◆ Do this
Pictures in the data below are not part of the copy; transcribe everything else exactly.

◆ Data section

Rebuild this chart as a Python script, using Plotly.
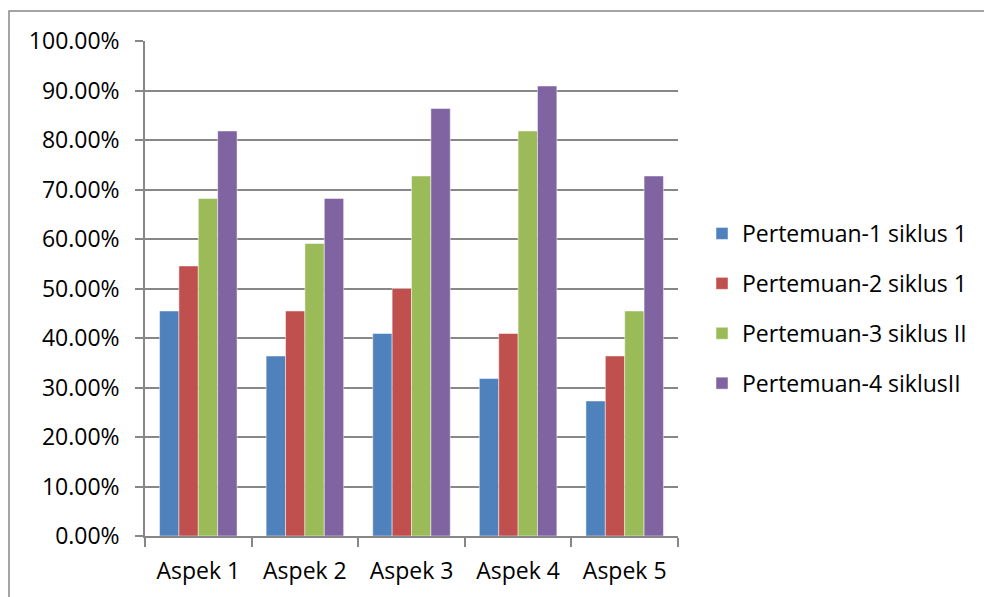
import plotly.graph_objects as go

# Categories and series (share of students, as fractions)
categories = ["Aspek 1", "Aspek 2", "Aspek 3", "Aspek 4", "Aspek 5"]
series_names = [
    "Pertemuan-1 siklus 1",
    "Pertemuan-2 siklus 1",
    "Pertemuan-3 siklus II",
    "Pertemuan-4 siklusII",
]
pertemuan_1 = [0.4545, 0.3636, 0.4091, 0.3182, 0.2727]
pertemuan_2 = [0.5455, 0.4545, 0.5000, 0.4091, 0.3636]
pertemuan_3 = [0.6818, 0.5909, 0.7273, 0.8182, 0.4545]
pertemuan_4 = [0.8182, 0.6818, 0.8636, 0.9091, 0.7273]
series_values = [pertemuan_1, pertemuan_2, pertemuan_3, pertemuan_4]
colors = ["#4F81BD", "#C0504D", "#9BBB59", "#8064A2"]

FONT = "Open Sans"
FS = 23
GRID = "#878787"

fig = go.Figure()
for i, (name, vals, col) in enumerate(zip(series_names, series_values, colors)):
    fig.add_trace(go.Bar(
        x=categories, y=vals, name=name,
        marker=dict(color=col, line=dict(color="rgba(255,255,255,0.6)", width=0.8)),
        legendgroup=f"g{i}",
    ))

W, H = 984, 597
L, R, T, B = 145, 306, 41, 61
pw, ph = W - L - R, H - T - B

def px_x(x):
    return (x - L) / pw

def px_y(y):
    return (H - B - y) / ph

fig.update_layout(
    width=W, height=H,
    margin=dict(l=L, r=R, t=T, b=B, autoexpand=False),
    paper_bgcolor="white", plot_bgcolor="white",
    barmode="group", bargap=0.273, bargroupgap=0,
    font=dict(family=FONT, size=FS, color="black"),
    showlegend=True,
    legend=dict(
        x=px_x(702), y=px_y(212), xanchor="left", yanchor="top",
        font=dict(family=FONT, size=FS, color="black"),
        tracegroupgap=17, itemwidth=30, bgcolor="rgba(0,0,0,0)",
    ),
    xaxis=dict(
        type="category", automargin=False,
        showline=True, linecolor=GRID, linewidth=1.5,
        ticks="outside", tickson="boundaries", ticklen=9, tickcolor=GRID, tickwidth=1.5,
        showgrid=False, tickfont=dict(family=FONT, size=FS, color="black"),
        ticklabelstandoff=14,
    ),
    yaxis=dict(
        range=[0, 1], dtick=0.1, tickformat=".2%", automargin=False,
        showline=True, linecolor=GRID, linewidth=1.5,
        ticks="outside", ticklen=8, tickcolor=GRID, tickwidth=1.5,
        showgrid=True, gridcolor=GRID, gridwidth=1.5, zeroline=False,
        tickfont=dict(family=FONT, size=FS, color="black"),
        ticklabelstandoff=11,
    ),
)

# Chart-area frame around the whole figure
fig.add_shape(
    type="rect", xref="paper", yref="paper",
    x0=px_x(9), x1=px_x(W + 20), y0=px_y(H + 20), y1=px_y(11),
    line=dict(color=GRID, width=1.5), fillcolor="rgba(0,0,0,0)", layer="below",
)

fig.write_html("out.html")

◆ Task result
Rebuild this chart as a Python script, using Plotly.
import plotly.graph_objects as go

# Categories and series (share of students, as fractions)
categories = ["Aspek 1", "Aspek 2", "Aspek 3", "Aspek 4", "Aspek 5"]
series_names = [
    "Pertemuan-1 siklus 1",
    "Pertemuan-2 siklus 1",
    "Pertemuan-3 siklus II",
    "Pertemuan-4 siklusII",
]
pertemuan_1 = [0.4545, 0.3636, 0.4091, 0.3182, 0.2727]
pertemuan_2 = [0.5455, 0.4545, 0.5000, 0.4091, 0.3636]
pertemuan_3 = [0.6818, 0.5909, 0.7273, 0.8182, 0.4545]
pertemuan_4 = [0.8182, 0.6818, 0.8636, 0.9091, 0.7273]
series_values = [pertemuan_1, pertemuan_2, pertemuan_3, pertemuan_4]
colors = ["#4F81BD", "#C0504D", "#9BBB59", "#8064A2"]

FONT = "Open Sans"
FS = 23
GRID = "#878787"

fig = go.Figure()
for i, (name, vals, col) in enumerate(zip(series_names, series_values, colors)):
    fig.add_trace(go.Bar(
        x=categories, y=vals, name=name,
        marker=dict(color=col, line=dict(color="rgba(255,255,255,0.6)", width=0.8)),
        legendgroup=f"g{i}",
    ))

W, H = 984, 597
L, R, T, B = 145, 306, 41, 61
pw, ph = W - L - R, H - T - B

def px_x(x):
    return (x - L) / pw

def px_y(y):
    return (H - B - y) / ph

fig.update_layout(
    width=W, height=H,
    margin=dict(l=L, r=R, t=T, b=B, autoexpand=False),
    paper_bgcolor="white", plot_bgcolor="white",
    barmode="group", bargap=0.273, bargroupgap=0,
    font=dict(family=FONT, size=FS, color="black"),
    showlegend=True,
    legend=dict(
        x=px_x(702), y=px_y(212), xanchor="left", yanchor="top",
        font=dict(family=FONT, size=FS, color="black"),
        tracegroupgap=17, itemwidth=30, bgcolor="rgba(0,0,0,0)",
    ),
    xaxis=dict(
        type="category", automargin=False,
        showline=True, linecolor=GRID, linewidth=1.5,
        ticks="outside", tickson="boundaries", ticklen=9, tickcolor=GRID, tickwidth=1.5,
        showgrid=False, tickfont=dict(family=FONT, size=FS, color="black"),
        ticklabelstandoff=14,
    ),
    yaxis=dict(
        range=[0, 1], dtick=0.1, tickformat=".2%", automargin=False,
        showline=True, linecolor=GRID, linewidth=1.5,
        ticks="outside", ticklen=8, tickcolor=GRID, tickwidth=1.5,
        showgrid=True, gridcolor=GRID, gridwidth=1.5, zeroline=False,
        tickfont=dict(family=FONT, size=FS, color="black"),
        ticklabelstandoff=11,
    ),
)

# Chart-area frame around the whole figure
fig.add_shape(
    type="rect", xref="paper", yref="paper",
    x0=px_x(9), x1=px_x(W + 20), y0=px_y(H + 20), y1=px_y(11),
    line=dict(color=GRID, width=1.5), fillcolor="rgba(0,0,0,0)", layer="below",
)

fig.write_html("out.html")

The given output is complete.